During the negotiation process for the MAP, the CRA began auditing the transfer prices of the rock salt for those years and then, subsequent to the signing of the MAP agreements, the CRA determined that the transfer prices should have been even higher than the amounts reported by Sifto Canada in the voluntary disclosure and issued further reassessments of its tax.

The CRA argued that: (1) the MAP agreements only provided relief from double taxation and did not set transfer prices; (2) the CCA only entered into agreements with the USCA and did not enter into a binding agreement with Sifto Canada regarding the transfer prices; and (3) that the government had a duty to reassess the tax once it determined that the transfer prices were not at arm’s length.

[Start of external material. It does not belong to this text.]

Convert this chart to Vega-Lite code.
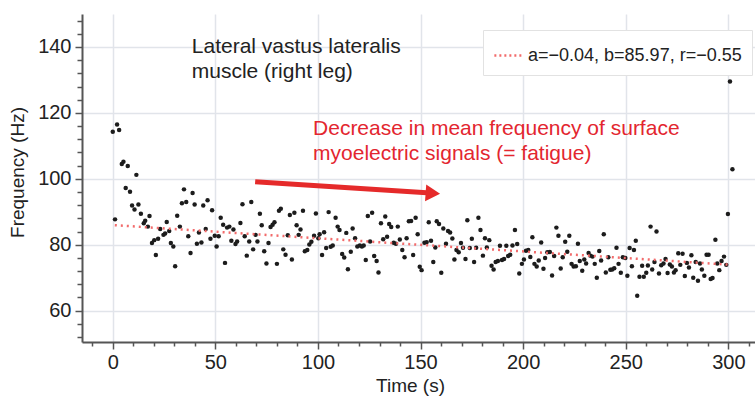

The Tax Court of Canada did not agree with the CRA and held the government to its MAP agreements. The Court found that by reaching an agreement under the MAP process, the CCA necessarily had to find that the transfer prices were at arm’s length under the Treaty. Further, the Court found that under the factual matrix of this case, the CCA’s letters exchanged with Siftco Canada clearly described the terms of the MAP agreements, asked Siftco Canada to accept those terms, and Sifto Canada then accepted the terms establishing a binding agreement. Finally, the Court found the agreements were not “indefensible on the facts and the law” and thus were binding on the Canadian government.

Practice Point:  This case is helpful to taxpayers with cross-border transactions between the US and Canada and demonstrates that MAP agreements are binding on the CRA.